The article doesn’t mention costs of “active surveillance” or any other treatment strategy. There is a cost associated with any of these choices.
Because of the uncertainty over treatment benefit, quantification of benefits, such as how much longer can one expect to live or how many lives are saved can’t be known. However, the article could have been more explicit about the issue of uncertain benefits with aggressive treatment for early prostate cancer.
The article does a good job of discussing harms of treatment, including risk of losing an opportunity to cure one’s disease by waiting, risk of sexual problems and leaking urine with treatment, and risk of having treatment and subsequent side effects and still having prostate cancer threaten your life.
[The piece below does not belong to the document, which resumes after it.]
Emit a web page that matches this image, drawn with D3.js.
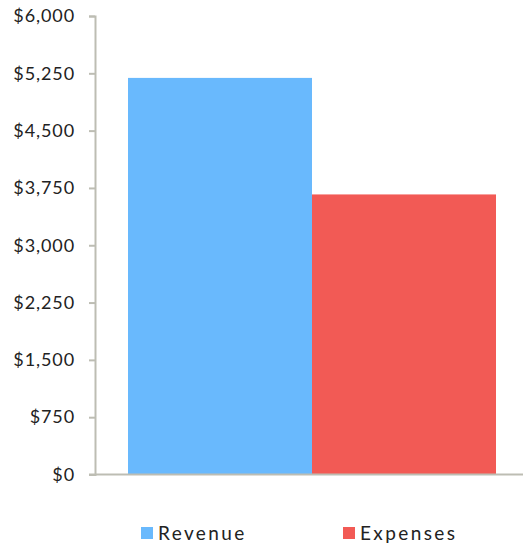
<!DOCTYPE html>
<html>
<head>
<meta charset="utf-8">
<script src="https://cdn.jsdelivr.net/npm/d3@7"></script>
<style>
  html, body { margin: 0; padding: 0; background: #fff; }
  svg text { font-family: "Lato", "DejaVu Sans", sans-serif; fill: #222; }
</style>
</head>
<body>
<div id="chart"></div>
<script>
const seriesNames = ['Revenue', 'Expenses'];
const seriesValues = [5190, 3665];
const seriesColors = ['#69b9fd', '#f25a55'];
const yTicks = [0, 750, 1500, 2250, 3000, 3750, 4500, 5250, 6000];

const W = 523, H = 547;
const svg = d3.select('#chart').append('svg')
  .attr('width', W)
  .attr('height', H);

const y = d3.scaleLinear().domain([0, 6000]).range([474.5, 16]);
const x = d3.scaleBand().domain(seriesNames).range([128, 496]).padding(0);

// y axis
const yAxis = svg.append('g')
  .attr('transform', 'translate(95,0)')
  .call(d3.axisLeft(y).tickValues(yTicks).tickSize(6).tickPadding(14)
    .tickFormat(d => '$' + d3.format(',')(d)));
yAxis.select('.domain').attr('stroke', '#bdbdb3').attr('stroke-width', 2);
yAxis.selectAll('.tick line').attr('stroke', '#bdbdb3').attr('stroke-width', 2);
yAxis.selectAll('text').style('font-size', '18px').style('letter-spacing', '0.9px').attr('fill', '#222');

// bars
svg.selectAll('.bar')
  .data(seriesNames)
  .enter().append('rect')
  .attr('x', d => x(d))
  .attr('y', (d, i) => y(seriesValues[i]))
  .attr('width', x.bandwidth())
  .attr('height', (d, i) => y(0) - y(seriesValues[i]))
  .attr('fill', (d, i) => seriesColors[i]);

// x baseline
svg.append('line')
  .attr('x1', 89).attr('x2', 523)
  .attr('y1', y(0)).attr('y2', y(0))
  .attr('stroke', '#bdbdb3').attr('stroke-width', 2);

// legend
const legendX = [141, 343];
const legend = svg.selectAll('.legend')
  .data(seriesNames)
  .enter().append('g')
  .attr('transform', (d, i) => `translate(${legendX[i]},527)`);
legend.append('rect')
  .attr('width', 12).attr('height', 12)
  .attr('fill', (d, i) => seriesColors[i]);
legend.append('text')
  .attr('x', 17).attr('y', 13)
  .style('font-size', '19px')
  .style('letter-spacing', '2.4px')
  .text(d => d);
</script>
</body>
</html>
The story is an informational piece about prostate cancer treament in general, making this a difficult criterion to evalaute. However, one overarching message is that there is a great deal of uncertainty around treating early prostate cancer. With that in mind, the article does describe that there are no direct head to head trials comparing surgery and radiation treatments, which accounts for much of the uncertainty. It remains controversial whether any aggressive treatment of early prostate cancer is effective.
The article does a terrific job of discussing early prostate cancer, includuing the fact that many prostate cancers are slow-growing, that many men will die of something else, and that many men may never need treatment. It also does a good job of comparing and contrasting what a man might have to gain and lose with and without treatment. Calling surgeons “medical artists” is a bit dramatic, but this term is attributed to patient support groups.
The story used several independent sources of information and for that we give it a satisfactory score. However, one concern is reporting that “researchers–and a few doctors–are beginning to agree” about waiting for treatment. Many of the researchers are themselves doctors, so this is clumsily confusing.
The article does a nice job of comparing and contrasting treatment options, including active surveillance, surgery, and radiation. It also talks about hormone therapy, but appropriately cautions readers about what is and isn’t known about the timing of this option as well.
The article describes several available treatment choices currently being used for prostate cancer.
This story refers to “active surveillance” as the “newest thinking in the disease.” However, this really isn’t a new treatment option and is widely used in other countries. It’s probably more accurate to describe this as a treatment that is chosen less commonly rather than a new treatment.
There is no evidence that this story relied solely or largely on a news release.